#### Input material
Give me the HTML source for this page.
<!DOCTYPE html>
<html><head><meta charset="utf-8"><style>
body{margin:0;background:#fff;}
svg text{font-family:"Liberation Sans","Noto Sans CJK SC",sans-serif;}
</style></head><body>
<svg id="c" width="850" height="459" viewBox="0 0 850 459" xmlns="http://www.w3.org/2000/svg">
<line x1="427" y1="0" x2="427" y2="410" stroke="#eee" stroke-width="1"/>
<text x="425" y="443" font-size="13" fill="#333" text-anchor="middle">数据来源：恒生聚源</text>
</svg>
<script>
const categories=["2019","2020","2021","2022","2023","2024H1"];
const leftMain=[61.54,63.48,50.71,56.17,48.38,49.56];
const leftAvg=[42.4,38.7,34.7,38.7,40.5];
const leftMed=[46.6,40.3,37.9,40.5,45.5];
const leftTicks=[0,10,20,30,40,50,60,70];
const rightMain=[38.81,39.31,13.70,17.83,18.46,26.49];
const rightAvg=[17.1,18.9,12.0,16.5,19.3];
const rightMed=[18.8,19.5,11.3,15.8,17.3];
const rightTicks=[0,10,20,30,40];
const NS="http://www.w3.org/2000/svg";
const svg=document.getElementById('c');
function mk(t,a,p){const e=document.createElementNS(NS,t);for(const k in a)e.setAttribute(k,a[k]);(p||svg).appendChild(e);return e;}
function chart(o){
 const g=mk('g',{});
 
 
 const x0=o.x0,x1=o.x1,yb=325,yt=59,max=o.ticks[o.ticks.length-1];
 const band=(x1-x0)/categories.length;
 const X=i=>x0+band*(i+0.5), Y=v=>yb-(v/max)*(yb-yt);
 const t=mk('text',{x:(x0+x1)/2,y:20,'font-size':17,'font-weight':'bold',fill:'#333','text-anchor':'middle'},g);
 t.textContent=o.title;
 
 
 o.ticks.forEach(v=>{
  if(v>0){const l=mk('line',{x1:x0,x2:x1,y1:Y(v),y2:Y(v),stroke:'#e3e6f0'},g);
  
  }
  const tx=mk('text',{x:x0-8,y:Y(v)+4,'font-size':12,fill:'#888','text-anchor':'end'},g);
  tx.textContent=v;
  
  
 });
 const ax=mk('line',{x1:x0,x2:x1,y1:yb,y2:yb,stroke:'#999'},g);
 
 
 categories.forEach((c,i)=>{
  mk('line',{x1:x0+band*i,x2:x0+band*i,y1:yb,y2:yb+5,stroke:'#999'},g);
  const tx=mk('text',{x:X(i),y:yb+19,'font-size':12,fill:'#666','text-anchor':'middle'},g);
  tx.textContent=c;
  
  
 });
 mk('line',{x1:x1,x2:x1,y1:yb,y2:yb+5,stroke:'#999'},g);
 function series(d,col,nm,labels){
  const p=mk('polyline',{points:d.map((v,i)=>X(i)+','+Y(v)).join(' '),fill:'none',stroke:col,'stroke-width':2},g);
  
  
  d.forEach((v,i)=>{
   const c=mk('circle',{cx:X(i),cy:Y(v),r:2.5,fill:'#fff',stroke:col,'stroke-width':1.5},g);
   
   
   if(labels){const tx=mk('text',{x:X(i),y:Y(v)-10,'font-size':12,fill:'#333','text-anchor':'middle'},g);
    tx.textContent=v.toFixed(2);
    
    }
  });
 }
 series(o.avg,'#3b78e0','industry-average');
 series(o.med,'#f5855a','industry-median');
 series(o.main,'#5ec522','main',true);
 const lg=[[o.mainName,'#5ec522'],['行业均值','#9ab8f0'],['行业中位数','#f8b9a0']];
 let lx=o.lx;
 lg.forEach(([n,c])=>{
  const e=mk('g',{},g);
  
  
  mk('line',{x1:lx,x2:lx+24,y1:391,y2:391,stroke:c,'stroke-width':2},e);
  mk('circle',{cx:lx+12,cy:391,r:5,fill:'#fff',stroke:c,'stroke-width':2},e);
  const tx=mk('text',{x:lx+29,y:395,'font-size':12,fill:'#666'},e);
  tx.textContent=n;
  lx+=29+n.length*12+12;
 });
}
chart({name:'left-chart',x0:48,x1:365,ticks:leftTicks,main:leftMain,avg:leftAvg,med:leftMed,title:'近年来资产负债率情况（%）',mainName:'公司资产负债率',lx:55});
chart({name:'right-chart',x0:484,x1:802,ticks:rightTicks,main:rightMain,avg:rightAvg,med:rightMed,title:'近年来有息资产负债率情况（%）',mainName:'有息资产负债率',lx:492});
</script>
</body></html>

==

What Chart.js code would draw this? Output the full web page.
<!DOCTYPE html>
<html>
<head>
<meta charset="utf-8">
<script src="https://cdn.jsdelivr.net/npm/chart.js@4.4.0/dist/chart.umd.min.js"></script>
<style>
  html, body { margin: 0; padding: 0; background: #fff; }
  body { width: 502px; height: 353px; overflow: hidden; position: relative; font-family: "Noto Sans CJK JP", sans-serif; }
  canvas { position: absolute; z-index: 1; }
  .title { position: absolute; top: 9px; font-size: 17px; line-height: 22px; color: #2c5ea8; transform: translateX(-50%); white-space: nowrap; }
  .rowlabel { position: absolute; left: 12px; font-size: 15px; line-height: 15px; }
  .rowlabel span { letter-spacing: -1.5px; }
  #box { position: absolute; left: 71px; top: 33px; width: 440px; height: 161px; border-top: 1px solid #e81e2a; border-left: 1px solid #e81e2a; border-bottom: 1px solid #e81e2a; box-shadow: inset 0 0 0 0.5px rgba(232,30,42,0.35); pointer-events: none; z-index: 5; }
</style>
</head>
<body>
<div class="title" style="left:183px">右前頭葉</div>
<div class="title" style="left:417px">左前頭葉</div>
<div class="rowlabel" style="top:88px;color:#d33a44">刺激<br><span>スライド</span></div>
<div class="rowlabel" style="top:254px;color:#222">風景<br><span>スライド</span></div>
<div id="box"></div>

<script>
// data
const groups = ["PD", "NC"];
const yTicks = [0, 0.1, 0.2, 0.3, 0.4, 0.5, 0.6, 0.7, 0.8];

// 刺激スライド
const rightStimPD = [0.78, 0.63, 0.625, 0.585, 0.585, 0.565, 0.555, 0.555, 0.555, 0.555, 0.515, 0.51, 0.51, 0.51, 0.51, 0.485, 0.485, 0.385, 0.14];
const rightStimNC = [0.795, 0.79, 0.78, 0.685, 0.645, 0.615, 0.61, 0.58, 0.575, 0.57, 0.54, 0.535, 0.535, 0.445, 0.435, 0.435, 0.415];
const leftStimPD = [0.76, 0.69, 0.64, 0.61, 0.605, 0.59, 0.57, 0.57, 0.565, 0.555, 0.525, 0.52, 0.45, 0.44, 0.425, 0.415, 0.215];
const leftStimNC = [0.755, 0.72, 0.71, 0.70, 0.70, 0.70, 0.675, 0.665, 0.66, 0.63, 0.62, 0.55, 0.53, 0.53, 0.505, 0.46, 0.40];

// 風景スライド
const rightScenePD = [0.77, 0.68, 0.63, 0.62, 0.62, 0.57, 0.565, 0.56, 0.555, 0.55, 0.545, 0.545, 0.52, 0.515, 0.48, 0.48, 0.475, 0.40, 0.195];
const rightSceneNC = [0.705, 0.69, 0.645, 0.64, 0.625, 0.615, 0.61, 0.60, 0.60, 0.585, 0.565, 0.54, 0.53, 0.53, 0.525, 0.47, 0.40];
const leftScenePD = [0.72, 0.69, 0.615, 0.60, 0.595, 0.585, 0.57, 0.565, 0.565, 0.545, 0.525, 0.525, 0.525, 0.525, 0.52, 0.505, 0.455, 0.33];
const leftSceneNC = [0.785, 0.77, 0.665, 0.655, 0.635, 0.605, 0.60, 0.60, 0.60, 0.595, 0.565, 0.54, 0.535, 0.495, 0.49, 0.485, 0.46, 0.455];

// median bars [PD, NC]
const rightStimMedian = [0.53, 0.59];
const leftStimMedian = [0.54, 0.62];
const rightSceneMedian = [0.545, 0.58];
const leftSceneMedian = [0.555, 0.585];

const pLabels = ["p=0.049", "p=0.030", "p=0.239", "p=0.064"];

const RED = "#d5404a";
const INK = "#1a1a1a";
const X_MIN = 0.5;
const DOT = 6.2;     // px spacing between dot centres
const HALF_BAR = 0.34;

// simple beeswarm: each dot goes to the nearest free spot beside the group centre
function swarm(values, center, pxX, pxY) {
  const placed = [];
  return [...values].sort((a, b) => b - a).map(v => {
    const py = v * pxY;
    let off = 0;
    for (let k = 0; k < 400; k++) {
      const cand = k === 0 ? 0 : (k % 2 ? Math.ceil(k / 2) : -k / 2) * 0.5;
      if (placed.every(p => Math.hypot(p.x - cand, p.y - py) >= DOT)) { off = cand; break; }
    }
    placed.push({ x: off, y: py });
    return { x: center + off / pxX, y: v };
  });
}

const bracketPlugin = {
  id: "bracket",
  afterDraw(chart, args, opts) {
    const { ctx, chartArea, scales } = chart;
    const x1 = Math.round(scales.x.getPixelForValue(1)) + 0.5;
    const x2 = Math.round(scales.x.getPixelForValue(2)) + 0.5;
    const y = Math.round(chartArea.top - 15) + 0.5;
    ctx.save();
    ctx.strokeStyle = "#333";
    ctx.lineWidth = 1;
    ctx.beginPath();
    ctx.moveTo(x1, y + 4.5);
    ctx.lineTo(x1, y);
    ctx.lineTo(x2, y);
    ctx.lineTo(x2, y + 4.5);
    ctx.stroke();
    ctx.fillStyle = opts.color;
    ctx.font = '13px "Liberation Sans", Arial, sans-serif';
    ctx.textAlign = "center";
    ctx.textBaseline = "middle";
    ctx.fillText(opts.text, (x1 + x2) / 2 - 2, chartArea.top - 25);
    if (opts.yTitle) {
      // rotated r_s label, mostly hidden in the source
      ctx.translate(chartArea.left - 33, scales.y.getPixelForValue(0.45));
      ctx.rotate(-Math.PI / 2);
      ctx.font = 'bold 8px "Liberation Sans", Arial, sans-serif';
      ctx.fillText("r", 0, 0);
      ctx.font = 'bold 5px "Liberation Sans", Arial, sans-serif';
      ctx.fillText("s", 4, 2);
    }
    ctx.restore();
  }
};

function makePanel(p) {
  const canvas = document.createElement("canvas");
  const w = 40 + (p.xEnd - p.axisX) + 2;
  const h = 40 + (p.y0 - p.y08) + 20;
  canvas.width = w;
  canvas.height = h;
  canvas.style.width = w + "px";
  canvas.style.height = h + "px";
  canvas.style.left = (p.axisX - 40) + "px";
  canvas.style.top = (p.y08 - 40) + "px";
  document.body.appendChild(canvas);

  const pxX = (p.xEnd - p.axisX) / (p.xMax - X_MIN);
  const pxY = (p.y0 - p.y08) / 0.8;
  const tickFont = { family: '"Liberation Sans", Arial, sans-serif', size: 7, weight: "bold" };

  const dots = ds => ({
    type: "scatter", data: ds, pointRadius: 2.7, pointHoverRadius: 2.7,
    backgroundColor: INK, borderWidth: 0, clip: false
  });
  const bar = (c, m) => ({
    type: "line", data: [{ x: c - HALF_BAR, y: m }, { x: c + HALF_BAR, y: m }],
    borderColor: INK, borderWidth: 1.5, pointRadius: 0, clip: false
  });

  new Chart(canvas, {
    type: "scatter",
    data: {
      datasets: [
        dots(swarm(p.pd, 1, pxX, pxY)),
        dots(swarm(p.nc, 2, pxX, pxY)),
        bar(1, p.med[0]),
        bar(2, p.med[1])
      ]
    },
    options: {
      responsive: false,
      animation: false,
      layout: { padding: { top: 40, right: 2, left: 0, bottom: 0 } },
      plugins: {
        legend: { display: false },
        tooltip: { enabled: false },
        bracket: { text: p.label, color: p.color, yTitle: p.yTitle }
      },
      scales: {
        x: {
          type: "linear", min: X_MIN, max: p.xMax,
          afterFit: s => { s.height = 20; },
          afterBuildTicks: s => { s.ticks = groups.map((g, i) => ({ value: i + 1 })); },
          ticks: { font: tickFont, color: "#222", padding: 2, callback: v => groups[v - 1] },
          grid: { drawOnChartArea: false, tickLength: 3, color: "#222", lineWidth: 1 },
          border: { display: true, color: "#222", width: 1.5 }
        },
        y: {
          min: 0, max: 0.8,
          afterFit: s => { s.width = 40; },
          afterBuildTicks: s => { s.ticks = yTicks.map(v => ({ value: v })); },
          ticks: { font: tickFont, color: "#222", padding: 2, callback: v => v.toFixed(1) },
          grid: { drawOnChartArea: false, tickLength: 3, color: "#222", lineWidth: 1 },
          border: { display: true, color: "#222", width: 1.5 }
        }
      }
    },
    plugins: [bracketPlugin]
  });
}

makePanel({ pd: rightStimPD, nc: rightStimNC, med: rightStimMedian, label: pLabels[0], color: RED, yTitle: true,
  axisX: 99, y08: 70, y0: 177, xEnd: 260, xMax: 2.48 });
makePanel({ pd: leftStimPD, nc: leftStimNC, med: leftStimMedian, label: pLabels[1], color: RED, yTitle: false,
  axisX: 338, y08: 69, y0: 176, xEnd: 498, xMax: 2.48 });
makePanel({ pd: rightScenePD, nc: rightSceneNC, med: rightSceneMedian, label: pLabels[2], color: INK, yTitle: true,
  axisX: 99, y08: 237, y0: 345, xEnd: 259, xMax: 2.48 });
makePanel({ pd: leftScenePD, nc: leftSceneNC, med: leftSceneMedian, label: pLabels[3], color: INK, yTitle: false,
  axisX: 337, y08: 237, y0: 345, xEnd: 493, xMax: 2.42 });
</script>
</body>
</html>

* * *

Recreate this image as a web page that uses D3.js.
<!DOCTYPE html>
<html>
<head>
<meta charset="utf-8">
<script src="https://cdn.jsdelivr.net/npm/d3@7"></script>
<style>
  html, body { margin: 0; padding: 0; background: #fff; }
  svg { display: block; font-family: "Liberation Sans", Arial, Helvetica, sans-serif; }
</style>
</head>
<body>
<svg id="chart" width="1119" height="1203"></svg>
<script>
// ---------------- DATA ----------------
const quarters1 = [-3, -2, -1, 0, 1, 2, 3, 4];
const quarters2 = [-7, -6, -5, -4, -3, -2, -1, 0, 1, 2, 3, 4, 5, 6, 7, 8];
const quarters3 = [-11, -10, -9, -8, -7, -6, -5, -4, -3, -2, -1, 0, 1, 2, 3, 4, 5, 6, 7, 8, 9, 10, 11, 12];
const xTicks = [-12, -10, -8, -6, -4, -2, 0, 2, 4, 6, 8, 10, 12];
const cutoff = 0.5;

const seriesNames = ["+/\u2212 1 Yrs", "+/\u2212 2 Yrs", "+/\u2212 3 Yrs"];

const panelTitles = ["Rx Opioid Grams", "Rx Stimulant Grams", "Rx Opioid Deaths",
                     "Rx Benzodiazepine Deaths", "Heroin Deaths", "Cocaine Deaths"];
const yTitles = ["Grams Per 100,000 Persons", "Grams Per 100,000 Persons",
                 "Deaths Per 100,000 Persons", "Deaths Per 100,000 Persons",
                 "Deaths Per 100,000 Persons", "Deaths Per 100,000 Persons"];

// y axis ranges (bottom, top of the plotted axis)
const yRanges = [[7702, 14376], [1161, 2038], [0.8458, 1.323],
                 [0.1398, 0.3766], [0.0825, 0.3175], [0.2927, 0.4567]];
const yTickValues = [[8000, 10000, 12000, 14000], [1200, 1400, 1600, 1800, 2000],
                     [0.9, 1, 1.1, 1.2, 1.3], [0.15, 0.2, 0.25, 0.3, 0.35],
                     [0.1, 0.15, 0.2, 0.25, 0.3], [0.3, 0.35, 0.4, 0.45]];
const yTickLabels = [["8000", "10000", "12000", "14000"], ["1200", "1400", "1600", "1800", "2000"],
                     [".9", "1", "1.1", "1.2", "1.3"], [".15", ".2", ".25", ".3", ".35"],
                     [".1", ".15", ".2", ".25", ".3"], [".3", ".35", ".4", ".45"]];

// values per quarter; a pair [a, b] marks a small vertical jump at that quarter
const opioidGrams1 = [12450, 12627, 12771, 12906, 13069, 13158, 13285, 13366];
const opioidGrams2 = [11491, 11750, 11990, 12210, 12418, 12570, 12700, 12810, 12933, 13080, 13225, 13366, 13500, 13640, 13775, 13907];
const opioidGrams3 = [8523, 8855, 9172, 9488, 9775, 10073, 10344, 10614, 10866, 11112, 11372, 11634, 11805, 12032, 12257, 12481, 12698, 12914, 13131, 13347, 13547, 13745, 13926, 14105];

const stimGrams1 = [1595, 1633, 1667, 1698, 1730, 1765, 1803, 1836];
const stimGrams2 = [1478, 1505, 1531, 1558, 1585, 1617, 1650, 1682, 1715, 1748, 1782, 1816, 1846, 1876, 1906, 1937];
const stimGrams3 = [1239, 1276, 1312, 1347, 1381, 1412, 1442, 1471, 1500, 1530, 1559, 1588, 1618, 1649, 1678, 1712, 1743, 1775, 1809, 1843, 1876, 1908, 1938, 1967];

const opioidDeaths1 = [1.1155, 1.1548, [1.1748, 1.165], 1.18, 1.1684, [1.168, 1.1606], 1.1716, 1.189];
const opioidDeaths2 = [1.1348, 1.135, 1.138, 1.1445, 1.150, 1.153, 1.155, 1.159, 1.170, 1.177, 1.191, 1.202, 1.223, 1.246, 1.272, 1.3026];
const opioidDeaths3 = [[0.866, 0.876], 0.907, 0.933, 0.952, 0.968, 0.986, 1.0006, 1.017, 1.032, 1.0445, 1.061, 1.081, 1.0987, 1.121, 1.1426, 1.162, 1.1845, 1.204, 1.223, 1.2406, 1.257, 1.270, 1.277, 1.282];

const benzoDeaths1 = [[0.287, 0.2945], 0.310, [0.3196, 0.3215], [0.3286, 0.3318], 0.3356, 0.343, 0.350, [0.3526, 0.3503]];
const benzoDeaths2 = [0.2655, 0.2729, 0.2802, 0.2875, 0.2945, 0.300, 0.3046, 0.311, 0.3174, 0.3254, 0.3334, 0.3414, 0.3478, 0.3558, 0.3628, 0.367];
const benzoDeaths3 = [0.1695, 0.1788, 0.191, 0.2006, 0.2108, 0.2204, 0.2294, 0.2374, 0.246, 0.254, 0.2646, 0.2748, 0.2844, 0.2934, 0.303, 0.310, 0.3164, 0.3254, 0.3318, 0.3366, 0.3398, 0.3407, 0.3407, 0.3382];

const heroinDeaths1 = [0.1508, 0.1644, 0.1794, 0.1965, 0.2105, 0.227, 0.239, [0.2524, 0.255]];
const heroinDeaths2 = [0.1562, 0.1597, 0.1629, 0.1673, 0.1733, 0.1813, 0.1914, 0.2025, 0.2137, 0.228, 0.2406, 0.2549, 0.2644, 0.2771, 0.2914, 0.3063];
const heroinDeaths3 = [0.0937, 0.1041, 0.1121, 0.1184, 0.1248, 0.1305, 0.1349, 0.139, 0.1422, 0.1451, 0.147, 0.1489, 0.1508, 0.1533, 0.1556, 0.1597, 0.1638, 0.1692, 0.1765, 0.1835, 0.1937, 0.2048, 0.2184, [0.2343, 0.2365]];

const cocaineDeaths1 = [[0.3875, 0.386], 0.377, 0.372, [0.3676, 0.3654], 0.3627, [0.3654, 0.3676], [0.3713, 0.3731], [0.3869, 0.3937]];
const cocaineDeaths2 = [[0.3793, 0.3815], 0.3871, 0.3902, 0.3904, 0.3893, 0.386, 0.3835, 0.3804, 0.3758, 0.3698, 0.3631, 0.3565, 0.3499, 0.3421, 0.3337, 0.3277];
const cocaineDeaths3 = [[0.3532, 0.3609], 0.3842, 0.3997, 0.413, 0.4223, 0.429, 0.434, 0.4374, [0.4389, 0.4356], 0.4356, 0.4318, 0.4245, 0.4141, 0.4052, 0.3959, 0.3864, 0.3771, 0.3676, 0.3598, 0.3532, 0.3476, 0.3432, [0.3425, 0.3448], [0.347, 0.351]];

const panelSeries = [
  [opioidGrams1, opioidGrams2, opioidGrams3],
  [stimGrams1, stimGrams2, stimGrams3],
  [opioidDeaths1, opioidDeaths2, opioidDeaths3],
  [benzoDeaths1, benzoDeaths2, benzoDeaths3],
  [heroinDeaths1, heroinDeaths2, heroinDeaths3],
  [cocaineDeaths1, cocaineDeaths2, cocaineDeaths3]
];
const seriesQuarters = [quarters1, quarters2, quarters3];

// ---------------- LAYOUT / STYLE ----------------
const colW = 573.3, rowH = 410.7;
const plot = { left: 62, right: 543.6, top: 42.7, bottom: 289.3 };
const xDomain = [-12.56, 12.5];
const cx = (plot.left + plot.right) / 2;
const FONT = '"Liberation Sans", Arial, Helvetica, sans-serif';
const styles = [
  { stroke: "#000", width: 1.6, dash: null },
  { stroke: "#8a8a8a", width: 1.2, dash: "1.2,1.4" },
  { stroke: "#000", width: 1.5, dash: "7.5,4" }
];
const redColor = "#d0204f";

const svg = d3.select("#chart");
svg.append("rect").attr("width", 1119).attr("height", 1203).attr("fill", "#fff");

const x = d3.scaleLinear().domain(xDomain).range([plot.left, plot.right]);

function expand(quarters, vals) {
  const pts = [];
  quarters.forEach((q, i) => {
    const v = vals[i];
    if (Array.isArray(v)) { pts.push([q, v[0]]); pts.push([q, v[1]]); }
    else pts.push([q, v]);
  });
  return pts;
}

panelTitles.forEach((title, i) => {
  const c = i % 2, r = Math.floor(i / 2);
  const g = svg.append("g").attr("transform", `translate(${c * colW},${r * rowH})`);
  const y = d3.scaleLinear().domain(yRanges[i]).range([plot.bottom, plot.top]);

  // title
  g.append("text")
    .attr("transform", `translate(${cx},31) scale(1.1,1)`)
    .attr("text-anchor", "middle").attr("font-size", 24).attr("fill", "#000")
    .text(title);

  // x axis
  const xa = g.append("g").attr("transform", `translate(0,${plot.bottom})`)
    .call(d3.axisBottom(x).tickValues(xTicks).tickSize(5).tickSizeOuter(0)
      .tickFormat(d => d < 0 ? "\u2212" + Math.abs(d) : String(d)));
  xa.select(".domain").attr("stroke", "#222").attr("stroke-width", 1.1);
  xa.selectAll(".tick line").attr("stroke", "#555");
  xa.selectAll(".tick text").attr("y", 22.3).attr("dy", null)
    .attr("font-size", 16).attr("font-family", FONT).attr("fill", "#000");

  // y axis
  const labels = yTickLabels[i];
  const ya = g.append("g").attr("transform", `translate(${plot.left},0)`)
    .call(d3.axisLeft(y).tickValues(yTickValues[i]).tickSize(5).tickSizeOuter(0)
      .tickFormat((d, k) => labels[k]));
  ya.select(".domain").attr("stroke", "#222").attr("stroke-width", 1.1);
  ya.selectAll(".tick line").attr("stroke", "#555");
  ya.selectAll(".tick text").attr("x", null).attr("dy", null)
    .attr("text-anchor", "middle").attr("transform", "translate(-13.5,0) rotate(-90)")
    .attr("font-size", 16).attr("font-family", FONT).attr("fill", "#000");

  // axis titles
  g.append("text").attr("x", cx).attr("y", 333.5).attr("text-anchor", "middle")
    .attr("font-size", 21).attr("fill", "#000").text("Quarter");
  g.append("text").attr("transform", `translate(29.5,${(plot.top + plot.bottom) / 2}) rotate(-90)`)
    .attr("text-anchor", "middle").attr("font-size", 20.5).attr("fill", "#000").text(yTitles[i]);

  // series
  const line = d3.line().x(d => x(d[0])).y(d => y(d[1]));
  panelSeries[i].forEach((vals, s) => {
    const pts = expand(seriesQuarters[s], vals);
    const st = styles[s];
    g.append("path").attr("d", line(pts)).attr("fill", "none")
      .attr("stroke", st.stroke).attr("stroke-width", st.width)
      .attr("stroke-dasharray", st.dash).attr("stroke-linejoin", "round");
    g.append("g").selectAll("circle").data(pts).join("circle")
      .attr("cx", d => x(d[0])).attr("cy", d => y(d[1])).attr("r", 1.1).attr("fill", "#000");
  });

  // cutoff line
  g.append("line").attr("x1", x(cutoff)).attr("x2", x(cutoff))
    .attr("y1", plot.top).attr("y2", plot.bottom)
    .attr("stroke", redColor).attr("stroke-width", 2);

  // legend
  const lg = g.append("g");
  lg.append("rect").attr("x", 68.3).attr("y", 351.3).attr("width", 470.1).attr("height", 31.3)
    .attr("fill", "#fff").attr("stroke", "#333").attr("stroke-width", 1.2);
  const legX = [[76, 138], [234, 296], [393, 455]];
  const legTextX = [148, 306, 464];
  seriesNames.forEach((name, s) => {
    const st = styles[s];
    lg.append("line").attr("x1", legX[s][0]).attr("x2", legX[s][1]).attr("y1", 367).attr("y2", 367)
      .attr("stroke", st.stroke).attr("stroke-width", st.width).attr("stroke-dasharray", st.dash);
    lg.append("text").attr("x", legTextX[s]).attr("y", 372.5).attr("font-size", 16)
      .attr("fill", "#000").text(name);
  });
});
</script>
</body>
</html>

#### Problem statement
Provide an exact reproduction of only those lines that start at the line containing "What Chart.js code" and end at the line containing "0.505, 0.46, 0.40];", inclusive.

#### Solution to this problem
What Chart.js code would draw this? Output the full web page.
<!DOCTYPE html>
<html>
<head>
<meta charset="utf-8">
<script src="https://cdn.jsdelivr.net/npm/chart.js@4.4.0/dist/chart.umd.min.js"></script>
<style>
  html, body { margin: 0; padding: 0; background: #fff; }
  body { width: 502px; height: 353px; overflow: hidden; position: relative; font-family: "Noto Sans CJK JP", sans-serif; }
  canvas { position: absolute; z-index: 1; }
  .title { position: absolute; top: 9px; font-size: 17px; line-height: 22px; color: #2c5ea8; transform: translateX(-50%); white-space: nowrap; }
  .rowlabel { position: absolute; left: 12px; font-size: 15px; line-height: 15px; }
  .rowlabel span { letter-spacing: -1.5px; }
  #box { position: absolute; left: 71px; top: 33px; width: 440px; height: 161px; border-top: 1px solid #e81e2a; border-left: 1px solid #e81e2a; border-bottom: 1px solid #e81e2a; box-shadow: inset 0 0 0 0.5px rgba(232,30,42,0.35); pointer-events: none; z-index: 5; }
</style>
</head>
<body>
<div class="title" style="left:183px">右前頭葉</div>
<div class="title" style="left:417px">左前頭葉</div>
<div class="rowlabel" style="top:88px;color:#d33a44">刺激<br><span>スライド</span></div>
<div class="rowlabel" style="top:254px;color:#222">風景<br><span>スライド</span></div>
<div id="box"></div>

<script>
// data
const groups = ["PD", "NC"];
const yTicks = [0, 0.1, 0.2, 0.3, 0.4, 0.5, 0.6, 0.7, 0.8];

// 刺激スライド
const rightStimPD = [0.78, 0.63, 0.625, 0.585, 0.585, 0.565, 0.555, 0.555, 0.555, 0.555, 0.515, 0.51, 0.51, 0.51, 0.51, 0.485, 0.485, 0.385, 0.14];
const rightStimNC = [0.795, 0.79, 0.78, 0.685, 0.645, 0.615, 0.61, 0.58, 0.575, 0.57, 0.54, 0.535, 0.535, 0.445, 0.435, 0.435, 0.415];
const leftStimPD = [0.76, 0.69, 0.64, 0.61, 0.605, 0.59, 0.57, 0.57, 0.565, 0.555, 0.525, 0.52, 0.45, 0.44, 0.425, 0.415, 0.215];
const leftStimNC = [0.755, 0.72, 0.71, 0.70, 0.70, 0.70, 0.675, 0.665, 0.66, 0.63, 0.62, 0.55, 0.53, 0.53, 0.505, 0.46, 0.40];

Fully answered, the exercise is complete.